_Set task_
Report how many lines contain "that"; state the number and nothing else.

--- START Data records ---

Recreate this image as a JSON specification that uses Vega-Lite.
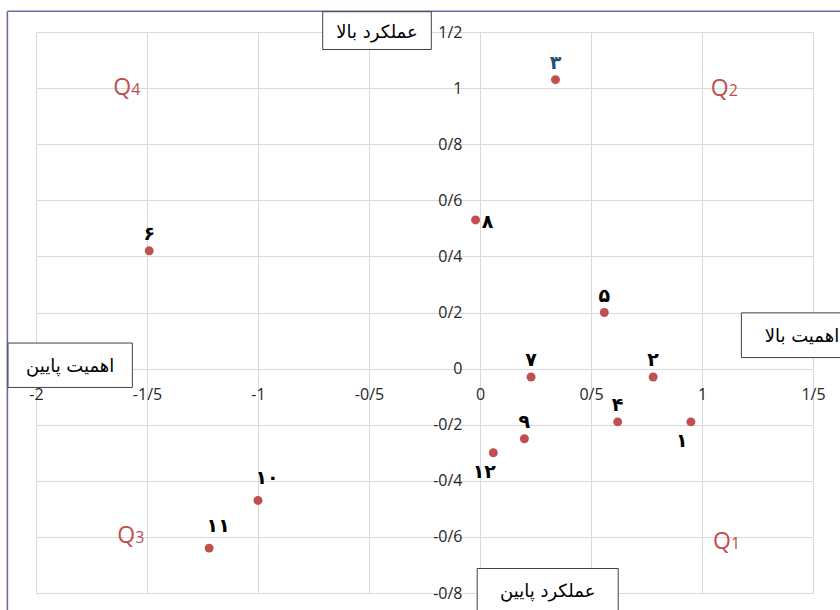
{
  "$schema": "https://vega.github.io/schema/vega-lite/v6.json",
  "width": 777,
  "height": 561,
  "autosize": {"type": "none"},
  "padding": {"left": 36, "top": 32, "right": 27, "bottom": 17},
  "background": "white",
  "config": {"view": {"stroke": null}, "font": "Open Sans"},
  "datasets": {
    "frame": [
      {"side": "left", "x": -2.129, "x2": -2.129, "y": 1.274, "y2": -0.9},
      {"side": "top", "x": -2.129, "x2": 1.8, "y": 1.274, "y2": 1.274}
    ],
    "points": [
      {"id": 1, "label": "۱", "x": 0.95, "y": -0.19, "pos": "belowleft"},
      {"id": 2, "label": "۲", "x": 0.78, "y": -0.03, "pos": "above"},
      {"id": 3, "label": "۳", "x": 0.34, "y": 1.03, "pos": "above"},
      {"id": 4, "label": "۴", "x": 0.62, "y": -0.19, "pos": "above"},
      {"id": 5, "label": "۵", "x": 0.56, "y": 0.2, "pos": "above"},
      {"id": 6, "label": "۶", "x": -1.49, "y": 0.42, "pos": "above"},
      {"id": 7, "label": "۷", "x": 0.23, "y": -0.03, "pos": "above"},
      {"id": 8, "label": "۸", "x": -0.02, "y": 0.53, "pos": "right"},
      {"id": 9, "label": "۹", "x": 0.2, "y": -0.25, "pos": "above"},
      {"id": 10, "label": "۱۰", "x": -1.0, "y": -0.47, "pos": "aboveright"},
      {"id": 11, "label": "۱۱", "x": -1.22, "y": -0.64, "pos": "aboveright"},
      {"id": 12, "label": "۱۲", "x": 0.06, "y": -0.3, "pos": "belowleft"}
    ],
    "quads": [
      {"n": "4", "x": -1.652, "y": 0.975},
      {"n": "2", "x": 1.039, "y": 0.972},
      {"n": "3", "x": -1.634, "y": -0.623},
      {"n": "1", "x": 1.05, "y": -0.644}
    ],
    "boxes": [
      {"box": "b1", "label": "عملکرد بالا", "x": -0.464, "y": 1.205},
      {"box": "b2", "label": "اهمیت پایین", "x": -1.846, "y": 0.012},
      {"box": "b3", "label": "اهمیت بالا", "x": 1.45, "y": 0.119},
      {"box": "b4", "label": "عملکرد پایین", "x": 0.305, "y": -0.791}
    ]
  },
  "encoding": {
    "x": {
      "field": "x", "type": "quantitative",
      "scale": {"domain": [-2, 1.5], "nice": false, "zero": false},
      "axis": {
        "title": null, "values": [-2, -1.5, -1, -0.5, 0, 0.5, 1, 1.5],
        "offset": -224, "domain": false, "ticks": false, "tickSize": 0,
        "labelPadding": 17, "labelFlush": false, "labelOverlap": false,
        "labelExpr": "replace('' + datum.value, '.', '/')",
        "labelFontSize": 16, "labelColor": "#262626", "labelFont": "Open Sans",
        "grid": true, "gridColor": "#d9d9d9", "gridWidth": 1
      }
    },
    "y": {
      "field": "y", "type": "quantitative",
      "scale": {"domain": [-0.8, 1.2], "nice": false, "zero": false},
      "axis": {
        "title": null, "values": [-0.8, -0.6, -0.4, -0.2, 0, 0.2, 0.4, 0.6, 0.8, 1, 1.2],
        "offset": -444, "domain": false, "ticks": false, "tickSize": 0,
        "labelPadding": 18, "labelFlush": false, "labelOverlap": false,
        "labelExpr": "replace('' + datum.value, '.', '/')",
        "labelFontSize": 16, "labelColor": "#262626", "labelFont": "Open Sans",
        "grid": true, "gridColor": "#d9d9d9", "gridWidth": 1
      }
    }
  },
  "layer": [
    {
      "data": {"name": "frame"},
      "mark": {"type": "rule", "color": "#8064A2", "strokeWidth": 1.6},
      "encoding": {"x2": {"field": "x2"}, "y2": {"field": "y2"}}
    },
    {
      "data": {"name": "points"},
      "mark": {"type": "point", "filled": true, "color": "#C0504D", "size": 80, "opacity": 1}
    },
    {
      "data": {"name": "points"},
      "transform": [{"filter": "datum.pos == 'above'"}],
      "mark": {"type": "text", "font": "DejaVu Sans", "fontWeight": "bold", "fontSize": 19, "baseline": "middle", "align": "center", "dy": -17},
      "encoding": {
        "text": {"field": "label"},
        "color": {"condition": {"test": "datum.id == 3", "value": "#1F4E79"}, "value": "#000000"}
      }
    },
    {
      "data": {"name": "points"},
      "transform": [{"filter": "datum.pos == 'aboveright'"}],
      "mark": {"type": "text", "font": "DejaVu Sans", "fontWeight": "bold", "fontSize": 19, "baseline": "middle", "align": "center", "dx": 9, "dy": -22, "color": "#000000"},
      "encoding": {"text": {"field": "label"}}
    },
    {
      "data": {"name": "points"},
      "transform": [{"filter": "datum.pos == 'right'"}],
      "mark": {"type": "text", "font": "DejaVu Sans", "fontWeight": "bold", "fontSize": 19, "baseline": "middle", "align": "center", "dx": 12, "dy": 2, "color": "#000000"},
      "encoding": {"text": {"field": "label"}}
    },
    {
      "data": {"name": "points"},
      "transform": [{"filter": "datum.pos == 'belowleft'"}],
      "mark": {"type": "text", "font": "DejaVu Sans", "fontWeight": "bold", "fontSize": 19, "baseline": "middle", "align": "center", "dx": -9, "dy": 19, "color": "#000000"},
      "encoding": {"text": {"field": "label"}}
    },
    {
      "data": {"name": "quads"},
      "mark": {"type": "text", "font": "Open Sans", "fontSize": 23, "align": "left", "baseline": "alphabetic", "color": "#C0504D", "text": "Q"}
    },
    {
      "data": {"name": "quads"},
      "mark": {"type": "text", "font": "Open Sans", "fontSize": 16, "align": "left", "baseline": "alphabetic", "color": "#C0504D", "dx": 18},
      "encoding": {"text": {"field": "n"}}
    },
    {
      "data": {"name": "boxes"},
      "mark": {"type": "point", "filled": true, "fill": "white", "stroke": "#404040", "strokeWidth": 1, "opacity": 1, "size": 22500},
      "encoding": {
        "shape": {
          "field": "box", "type": "nominal", "legend": null,
          "scale": {
            "domain": ["b1", "b2", "b3", "b4"],
            "range": [
              "M-0.724,-0.252L0.724,-0.252L0.724,0.252L-0.724,0.252Z",
              "M-0.829,-0.296L0.829,-0.296L0.829,0.296L-0.829,0.296Z",
              "M-0.807,-0.298L0.807,-0.298L0.807,0.298L-0.807,0.298Z",
              "M-0.94,-0.293L0.94,-0.293L0.94,0.293L-0.94,0.293Z"
            ]
          }
        }
      }
    },
    {
      "data": {"name": "boxes"},
      "mark": {"type": "text", "font": "DejaVu Sans", "fontSize": 18, "align": "center", "baseline": "middle", "dy": 2, "color": "#000000"},
      "encoding": {"text": {"field": "label"}}
    }
  ]
}
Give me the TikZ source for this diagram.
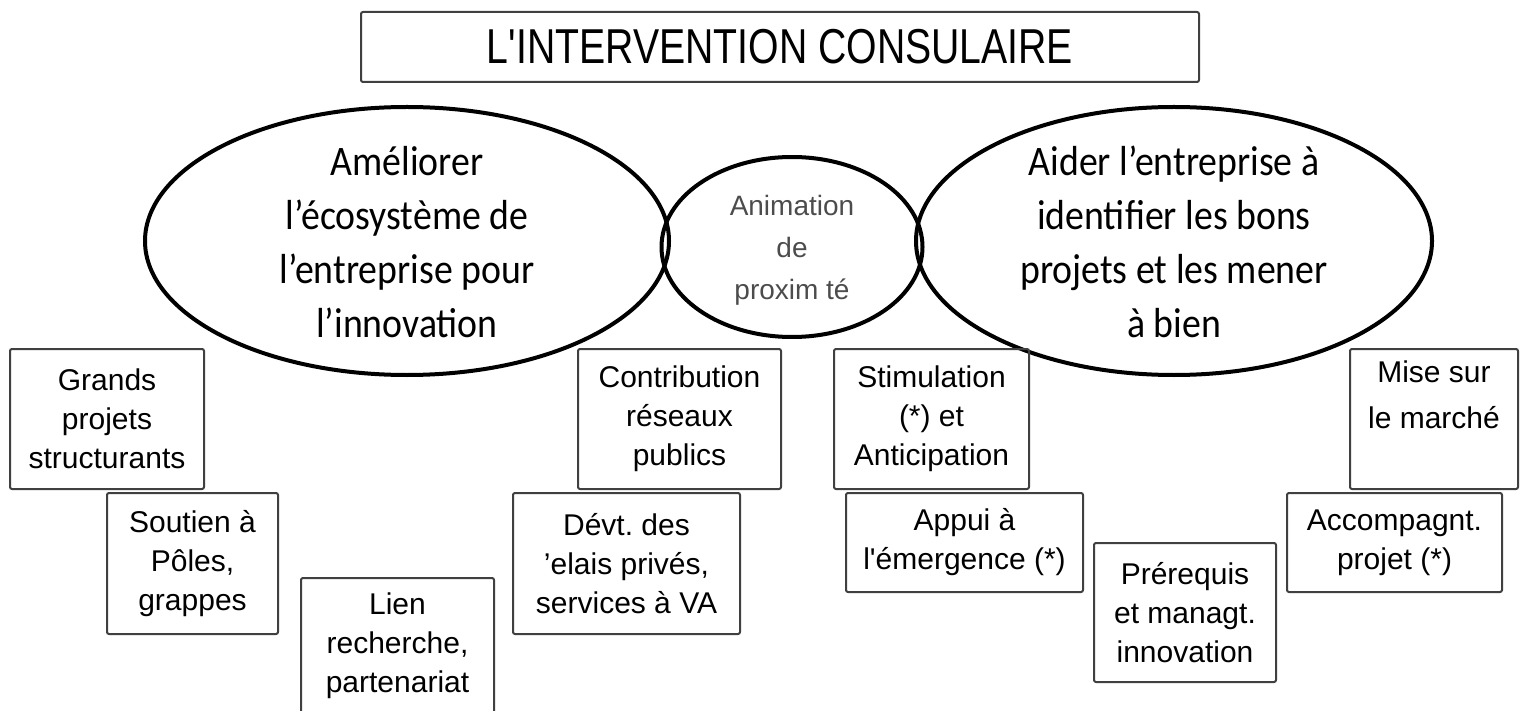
\documentclass[tikz,border=0pt]{standalone}
\usepackage{fontspec}
\usetikzlibrary{shapes.geometric}
\newfontfamily\boitefont{Liberation Sans}
\newfontfamily\titrefont[FakeStretch=0.8]{Liberation Sans}
\newfontfamily\bullefont[FakeStretch=0.9]{Carlito}

\begin{document}
\begin{tikzpicture}[x=0.5pt, y=-0.5pt,
    cadre/.style={draw=black!75, line width=1pt, rounded corners=1pt, inner sep=0pt,
      align=center, font=\boitefont\fontsize{15}{19.5}\selectfont},
    bulle/.style={ellipse, draw, line width=2pt, inner sep=0pt},
    grandtexte/.style={align=center, font=\bullefont\fontsize{21}{27}\selectfont},
    petittexte/.style={align=center, text=black!70, font=\boitefont\fontsize{14}{21}\selectfont}]

    \useasboundingbox (0,0) rectangle (1520,711);

    % Titre
    \node[cadre, minimum width=419pt, minimum height=35pt,
      font=\titrefont\fontsize{24.5}{28}\selectfont] (titre) at (780,47) {L'INTERVENTION CONSULAIRE};

    % Ellipses
    \node[bulle, minimum width=262pt, minimum height=134pt] (ecosys) at (407,241) {};
    \node[bulle, minimum width=130.5pt, minimum height=90pt] (proxi) at (792,247) {};
    \node[bulle, minimum width=258pt, minimum height=134pt] (projets) at (1174,241) {};
    \node[grandtexte] (ecosys-txt) at (407,242) {Améliorer\\l’écosystème de\\l’entreprise pour\\l’innovation};
    \node[petittexte] (proxi-txt) at (792,250) {Animation\\de\\proxim té};
    \node[grandtexte] (projets-txt) at (1174,242) {Aider l’entreprise à\\identifier les bons\\projets et les mener\\à bien};

    % Cadres de gauche
    \node[cadre, minimum width=97pt, minimum height=70pt] (grands) at (107,419) {Grands\\projets\\structurants};
    \node[cadre, minimum width=85.5pt, minimum height=70.5pt] (poles) at (192.5,563.5) {Soutien à\\Pôles,\\grappes};
    \node[cadre, minimum width=96.5pt, minimum height=68pt] (lien) at (397.5,646) {Lien\\recherche,\\partenariat};
    \node[cadre, minimum width=101.5pt, minimum height=70pt] (reseaux) at (679.5,419) {Contribution\\réseaux\\publics};
    \node[cadre, minimum width=113.5pt, minimum height=70.5pt] (relais) at (626.5,563.5) {Dévt.\ des\\’elais privés,\\services à VA};

    % Cadres de droite
    \node[cadre, minimum width=97.5pt, minimum height=70pt] (stimul) at (931.5,419) {Stimulation\\(*) et\\Anticipation};
    \node[cadre, minimum width=118.5pt, minimum height=49.5pt] (appui) at (964.5,542.5) {Appui à\\l'émergence (*)};
    \node[cadre, minimum width=91pt, minimum height=69.5pt] (prereq) at (1185,612.5) {Prérequis\\et managt.\\innovation};
    \node[cadre, minimum width=84pt, minimum height=70pt] (marche) at (1434,419) {};
    \node[cadre, draw=none, anchor=north, font=\boitefont\fontsize{15}{23}\selectfont] (marche-txt) at (1434,360) {Mise sur\\le marché};
    \node[cadre, minimum width=107.5pt, minimum height=49.5pt] (accomp) at (1394.5,542.5) {Accompagnt.\\projet (*)};
\end{tikzpicture}
\end{document}
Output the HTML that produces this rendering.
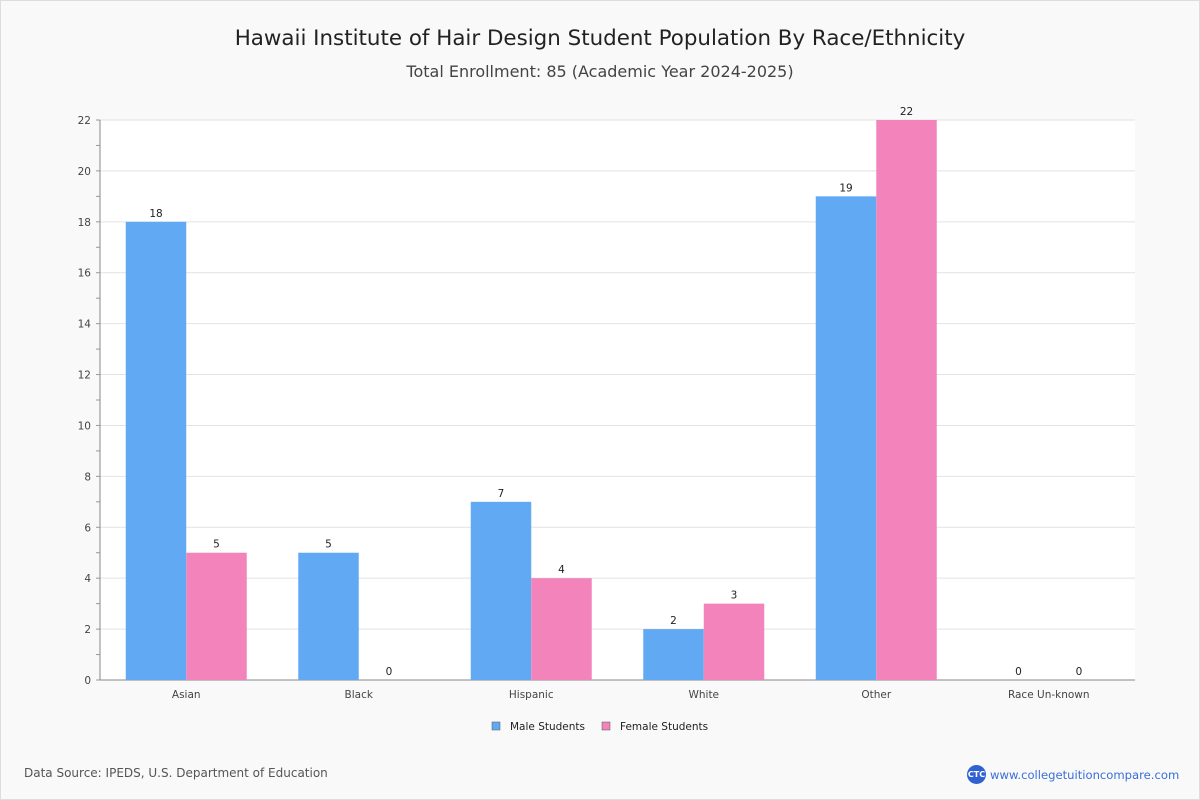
<!DOCTYPE html>
<html><head><meta charset="utf-8"><style>
body{margin:0;background:#fff;font-family:"DejaVu Sans","Liberation Sans",sans-serif;}
#wrap{position:relative;width:1198px;height:798px;border:1px solid #ddd;background:#f9f9f9;overflow:hidden;}
.t{position:absolute;left:0;width:1198px;text-align:center;color:#222;}
</style></head><body>
<div id="wrap">
<div class="t" style="top:25px;font-size:21.4px;">Hawaii Institute of Hair Design Student Population By Race/Ethnicity</div>
<div class="t" style="top:61px;font-size:16px;color:#444;">Total Enrollment: 85 (Academic Year 2024-2025)</div>
<svg id="chart" width="1200" height="800" style="position:absolute;left:-1px;top:-1px"></svg>
<div style="position:absolute;left:23px;top:765px;font-size:12px;color:#555;">Data Source: IPEDS, U.S. Department of Education</div>
<div style="position:absolute;left:966px;top:764px;display:flex;align-items:center;font-size:11.6px;color:#3a6fd8;">
<span style="display:inline-block;width:19px;height:19px;border-radius:50%;background:#2f62d0;color:#fff;font-size:8px;line-height:19px;text-align:center;font-weight:bold;margin-right:4px;">CTC</span>www.collegetuitioncompare.com</div>
</div>
<script>
const categories=["Asian","Black","Hispanic","White","Other","Race Un-known"];
const maleValues=[18,5,7,2,19,0];
const femaleValues=[5,0,4,3,22,0];
const yTicks=[0,2,4,6,8,10,12,14,16,18,20,22];
const NS="http://www.w3.org/2000/svg";
const svg=document.getElementById('chart');
const L=100,R=1135,T=120,B=680,yMax=22;
const y=v=>B-(v/yMax)*(B-T);
const band=(R-L)/categories.length;
const x=i=>L+band*(i+0.5);
function mk(tag,attrs,txt){const e=document.createElementNS(NS,tag);for(const k in attrs)e.setAttribute(k,attrs[k]);if(txt!==undefined)e.textContent=txt;svg.appendChild(e);return e;}
let bg=mk('rect',{x:L,y:T,width:R-L,height:B-T,fill:'#fff'});


for(let v=0;v<=yMax;v++){
  mk('line',{x1:L-4,x2:L,y1:y(v),y2:y(v),stroke:'#999'});
}
yTicks.forEach(v=>{
  if(v>0){let g=mk('line',{x1:L,x2:R,y1:y(v),y2:y(v),stroke:'#e2e2e2'});
  
  }
  let t=mk('text',{x:L-9,y:y(v)+4,'text-anchor':'end','font-size':10.5,fill:'#444'},v);
  
  
});
mk('line',{x1:L,x2:L,y1:T,y2:B,stroke:'#888'});
mk('line',{x1:L,x2:R,y1:B,y2:B,stroke:'#888'});
const bw=60.5;
categories.forEach((c,i)=>{
  const cx=x(i);
  [[maleValues[i],'#62a9f4',cx-bw,'male'],[femaleValues[i],'#f283bb',cx,'female']].forEach(([v,col,bx,s])=>{
    let r=mk('rect',{x:bx,y:y(v),width:bw,height:B-y(v),fill:col});
    
    
    let t=mk('text',{x:bx+bw/2,y:y(v)-5,'text-anchor':'middle','font-size':10.5,fill:'#222'},v);
    
    
  });
  let t=mk('text',{x:cx,y:B+18,'text-anchor':'middle','font-size':10.5,fill:'#444'},c);
  
  
});
[['Male Students','#62a9f4',492],['Female Students','#f283bb',602]].forEach(([n,col,lx])=>{
  let r=mk('rect',{x:lx,y:722,width:8,height:8,fill:col,stroke:'#555','stroke-width':0.5});
  
  
  let t=mk('text',{x:lx+18,y:730,'font-size':10.5,fill:'#222'},n);
  
  
});
</script>
</body></html>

--- END Data records ---

_Answer_
2